I have a passion for the most
boring subject on earth: Finance. But
what really gets me going is the systemic failure of the United States’ financial
system. Just by looking beyond the walls of Trinity’s campus, we can see how
the financial system in this country has failed to benefit the majority of
Americas.
I think that one
of the biggest reasons for the perversion of the financial sector is that
finance and politics in the United States are engaged in a very dangerous
relationship. Since 1979, there has been
stagnation in the wage growth of poor and middle-income earners, leading to a
shrinking percentage of total wealth controlled as the economy grows. On the
other hand, those who have incomes in the top 10%, and especially those in the
top 1%, have seen their share of the wealth pie grow substantially. The
financial system has essentially been used to funnel wealth from those in
society who need it most to those who need it the least.
This most recent
corruption of the financial center is due largely to the crusade of
deregulation. Before Reagan, regulation was viewed as an area for policy wonks
to argue over the minutia of their respective areas, but Reagan made
deregulation about morality. He saw, and convinced a sizable amount of the
American people, that regulation was inherently bad, and both Republicans and
Democrats have carried this sentiment to the present.
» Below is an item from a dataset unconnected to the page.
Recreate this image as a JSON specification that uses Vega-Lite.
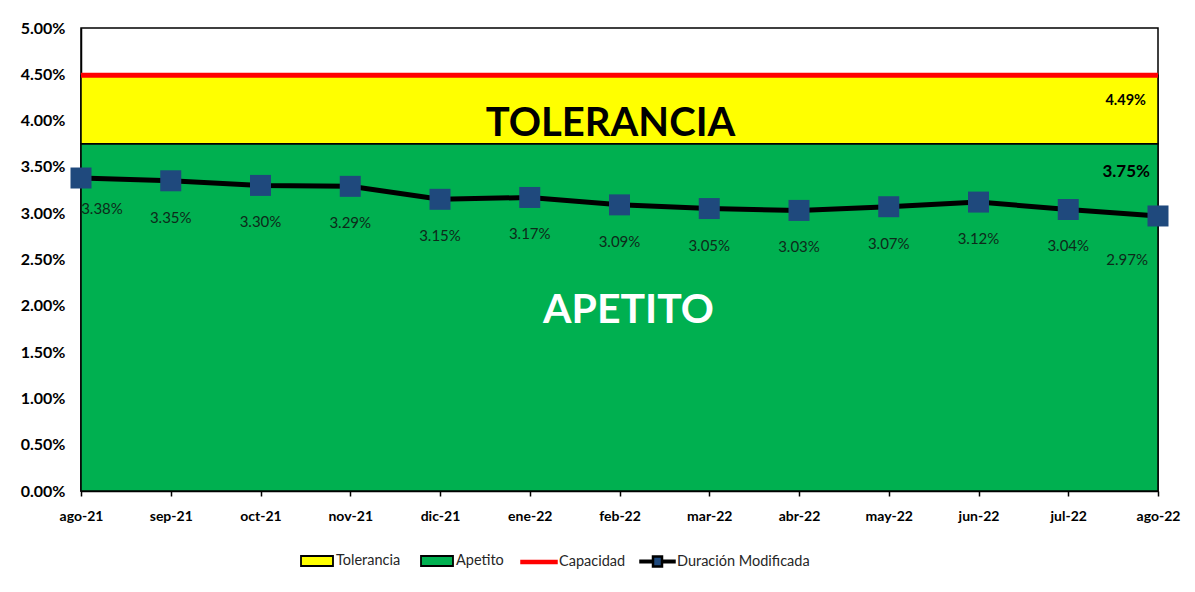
{
  "$schema": "https://vega.github.io/schema/vega-lite/v6.json",
  "width": 1077,
  "height": 463,
  "autosize": {"type": "none"},
  "padding": {"left": 81, "top": 28, "right": 37, "bottom": 101},
  "background": "white",
  "config": {
    "view": {"stroke": "black", "strokeWidth": 1.5},
    "font": "Lato",
    "legend": {
      "title": null,
      "orient": "none",
      "symbolSize": 400,
      "labelOffset": 8,
      "labelFont": "Lato",
      "labelFontSize": 14.5,
      "labelColor": "#262626",
      "legendY": 522
    }
  },
  "resolve": {"scale": {"color": "independent"}, "legend": {"color": "independent"}},
  "data": {
    "values": [
      {"mes": "ago-21", "apetito": 0.0375, "tolerancia": 0.0449, "capacidad": 0.0449, "duracion": 0.0338},
      {"mes": "sep-21", "apetito": 0.0375, "tolerancia": 0.0449, "capacidad": 0.0449, "duracion": 0.0335},
      {"mes": "oct-21", "apetito": 0.0375, "tolerancia": 0.0449, "capacidad": 0.0449, "duracion": 0.0330},
      {"mes": "nov-21", "apetito": 0.0375, "tolerancia": 0.0449, "capacidad": 0.0449, "duracion": 0.0329},
      {"mes": "dic-21", "apetito": 0.0375, "tolerancia": 0.0449, "capacidad": 0.0449, "duracion": 0.0315},
      {"mes": "ene-22", "apetito": 0.0375, "tolerancia": 0.0449, "capacidad": 0.0449, "duracion": 0.0317},
      {"mes": "feb-22", "apetito": 0.0375, "tolerancia": 0.0449, "capacidad": 0.0449, "duracion": 0.0309},
      {"mes": "mar-22", "apetito": 0.0375, "tolerancia": 0.0449, "capacidad": 0.0449, "duracion": 0.0305},
      {"mes": "abr-22", "apetito": 0.0375, "tolerancia": 0.0449, "capacidad": 0.0449, "duracion": 0.0303},
      {"mes": "may-22", "apetito": 0.0375, "tolerancia": 0.0449, "capacidad": 0.0449, "duracion": 0.0307},
      {"mes": "jun-22", "apetito": 0.0375, "tolerancia": 0.0449, "capacidad": 0.0449, "duracion": 0.0312},
      {"mes": "jul-22", "apetito": 0.0375, "tolerancia": 0.0449, "capacidad": 0.0449, "duracion": 0.0304},
      {"mes": "ago-22", "apetito": 0.0375, "tolerancia": 0.0449, "capacidad": 0.0449, "duracion": 0.0297}
    ]
  },
  "encoding": {
    "x": {
      "field": "mes",
      "type": "ordinal",
      "sort": null,
      "scale": {
        "type": "point",
        "padding": 0,
        "domain": ["ago-21","sep-21","oct-21","nov-21","dic-21","ene-22","feb-22","mar-22","abr-22","may-22","jun-22","jul-22","ago-22"]
      },
      "axis": {
        "title": null,
        "labelAngle": 0,
        "labelFont": "Lato",
        "labelFontWeight": "bold",
        "labelFontSize": 14,
        "labelColor": "black",
        "labelPadding": 13,
        "tickSize": 5,
        "tickColor": "black",
        "tickWidth": 1.5,
        "domainColor": "black",
        "domainWidth": 1.5,
        "grid": false
      }
    }
  },
  "layer": [
    {
      "mark": {"type": "area", "stroke": "black", "strokeWidth": 1.5, "opacity": 1},
      "encoding": {
        "y": {
          "field": "apetito",
          "type": "quantitative",
          "scale": {"domain": [0, 0.05], "nice": false},
          "axis": {
            "title": null,
            "format": ".2%",
            "values": [0, 0.005, 0.01, 0.015, 0.02, 0.025, 0.03, 0.035, 0.04, 0.045, 0.05],
            "labelFont": "Lato",
            "labelFontWeight": "bold",
            "labelFontSize": 16,
            "labelColor": "black",
            "labelPadding": 16,
            "ticks": false,
            "grid": false,
            "domainColor": "black",
            "domainWidth": 1.5
          }
        },
        "y2": {"datum": 0},
        "color": {
          "datum": "Apetito",
          "scale": {"domain": ["Apetito"], "range": ["#00B050"]},
          "legend": {
            "legendX": 345,
            "symbolType": "M-1.6,-0.5H1.6V0.5H-1.6Z",
            "symbolStrokeColor": "black",
            "symbolStrokeWidth": 1.8
          }
        }
      }
    },
    {
      "mark": {"type": "area", "stroke": "black", "strokeWidth": 1.5, "opacity": 1},
      "encoding": {
        "y": {"field": "tolerancia", "type": "quantitative"},
        "y2": {"field": "apetito"},
        "color": {
          "datum": "Tolerancia",
          "scale": {"domain": ["Tolerancia"], "range": ["#FFFF00"]},
          "legend": {
            "legendX": 225,
            "symbolType": "M-1.6,-0.5H1.6V0.5H-1.6Z",
            "symbolStrokeColor": "black",
            "symbolStrokeWidth": 1.8
          }
        }
      }
    },
    {
      "mark": {"type": "line", "strokeWidth": 5},
      "encoding": {
        "y": {"field": "capacidad", "type": "quantitative"},
        "color": {
          "datum": "Capacidad",
          "scale": {"domain": ["Capacidad"], "range": ["#FF0000"]},
          "legend": {
            "legendX": 446,
            "symbolType": "M-1.7,-0.06H1.7V0.06H-1.7Z",
            "symbolFillColor": "#FF0000",
            "symbolStrokeWidth": 3.5
          }
        }
      }
    },
    {
      "mark": {"type": "line", "strokeWidth": 5, "color": "black"},
      "encoding": {
        "y": {"field": "duracion", "type": "quantitative"}
      }
    },
    {
      "mark": {"type": "point", "shape": "square", "size": 441, "filled": true, "opacity": 1},
      "encoding": {
        "y": {"field": "duracion", "type": "quantitative"},
        "color": {
          "datum": "Duración Modificada",
          "scale": {"domain": ["Duración Modificada"], "range": ["#1F497D"]},
          "legend": {
            "legendX": 565,
            "symbolType": "M-1.7,-0.08H-0.45V-0.5H0.45V-0.08H1.7V0.08H0.45V0.5H-0.45V0.08H-1.7Z",
            "symbolStrokeColor": "black",
            "symbolStrokeWidth": 2.5
          }
        }
      }
    },
    {
      "transform": [{"filter": {"not": {"field": "mes", "oneOf": ["ago-21", "ago-22"]}}}],
      "mark": {"type": "text", "dy": 37, "baseline": "middle", "align": "center", "font": "Lato", "fontSize": 15, "color": "#0d2a1a"},
      "encoding": {
        "y": {"field": "duracion", "type": "quantitative"},
        "text": {"field": "duracion", "type": "quantitative", "format": ".2%"}
      }
    },
    {
      "transform": [{"filter": {"field": "mes", "equal": "ago-21"}}],
      "mark": {"type": "text", "dy": 31, "dx": 21, "baseline": "middle", "align": "center", "font": "Lato", "fontSize": 15, "color": "#0d2a1a"},
      "encoding": {
        "y": {"field": "duracion", "type": "quantitative"},
        "text": {"field": "duracion", "type": "quantitative", "format": ".2%"}
      }
    },
    {
      "transform": [{"filter": {"field": "mes", "equal": "ago-22"}}],
      "mark": {"type": "text", "dy": 44, "dx": -10, "baseline": "middle", "align": "right", "font": "Lato", "fontSize": 15, "color": "#0d2a1a"},
      "encoding": {
        "y": {"field": "duracion", "type": "quantitative"},
        "text": {"field": "duracion", "type": "quantitative", "format": ".2%"}
      }
    },
    {
      "transform": [{"filter": {"field": "mes", "equal": "ago-22"}}],
      "mark": {"type": "text", "dy": 26, "dx": -12, "baseline": "middle", "align": "right", "font": "Lato", "fontWeight": "bold", "fontSize": 14.5, "color": "black"},
      "encoding": {
        "y": {"field": "capacidad", "type": "quantitative"},
        "text": {"field": "capacidad", "type": "quantitative", "format": ".2%"}
      }
    },
    {
      "transform": [{"filter": {"field": "mes", "equal": "ago-22"}}],
      "mark": {"type": "text", "dy": 28, "dx": -8, "baseline": "middle", "align": "right", "font": "Lato", "fontWeight": "bold", "fontSize": 17, "color": "black"},
      "encoding": {
        "y": {"field": "apetito", "type": "quantitative"},
        "text": {"field": "apetito", "type": "quantitative", "format": ".2%"}
      }
    },
    {
      "data": {"values": [{"mes": "feb-22", "v": 0.0396, "t": "TOLERANCIA"}]},
      "mark": {"type": "text", "dx": -9, "baseline": "middle", "align": "center", "font": "Lato", "fontWeight": "bold", "fontSize": 40, "color": "black"},
      "encoding": {
        "y": {"field": "v", "type": "quantitative"},
        "text": {"field": "t"}
      }
    },
    {
      "data": {"values": [{"mes": "feb-22", "v": 0.0194, "t": "APETITO"}]},
      "mark": {"type": "text", "dx": 9, "baseline": "middle", "align": "center", "font": "Lato", "fontWeight": "bold", "fontSize": 41, "color": "white"},
      "encoding": {
        "y": {"field": "v", "type": "quantitative"},
        "text": {"field": "t"}
      }
    }
  ]
}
In a recent blog post on
the website Baseline Scenario, frequent contributor and author of 13 Bankers, James Kwak had this to say
about morality politics and their influence on the financial sector:
“…For
Rick Perry and people like him, there’s something immoral and unmanly about
inflation and about paper money. He can stand there telling people that
monetary expansion is devaluing the dollars in their pockets, and those people
will nod their heads, even though (a) it isn’t—check the inflation figures—and
(b) many of them are net debtors and thus stand to gain from a
little more inflation. The basic problem is that Rick Perry and his audience
(and probably many other people) see economic questions in primarily moral
terms, and in their moral universe gold is better than paper and deflation is
better than inflation. (That’s the obvious inference if you say that inflation
is bad.)”
This passage clearly explains the relationship
between modern morality politics and the financial sector. The people who stand
to gain the most from increased inflation, the poor, have been led to believe
in a position that hurts them economically. However, this is no accident. The
people that have distorted the financial sector, so that it acts to transfer
wealth to the wealthy, are also the people who endorse this line of reasoning
because they are net creditors. When people see inflation targets and
regulation as moral questions it clouds their judgment. When you ask someone in
favor of deregulation whether we should deregulate industry, the answer is
generally “yes”. This is because in the minds of many people regulation and
interest rates are seen as a moral question rather than an economic one. People
should have opinions, it encourages participation in our society, but they
should think critically about the opinions they hold instead of being
conditioned to respond in a certain way to the words “regulation” and
deregulation. The financial system is in a world of trouble and it is up to the
American people to make sure it gets fixed.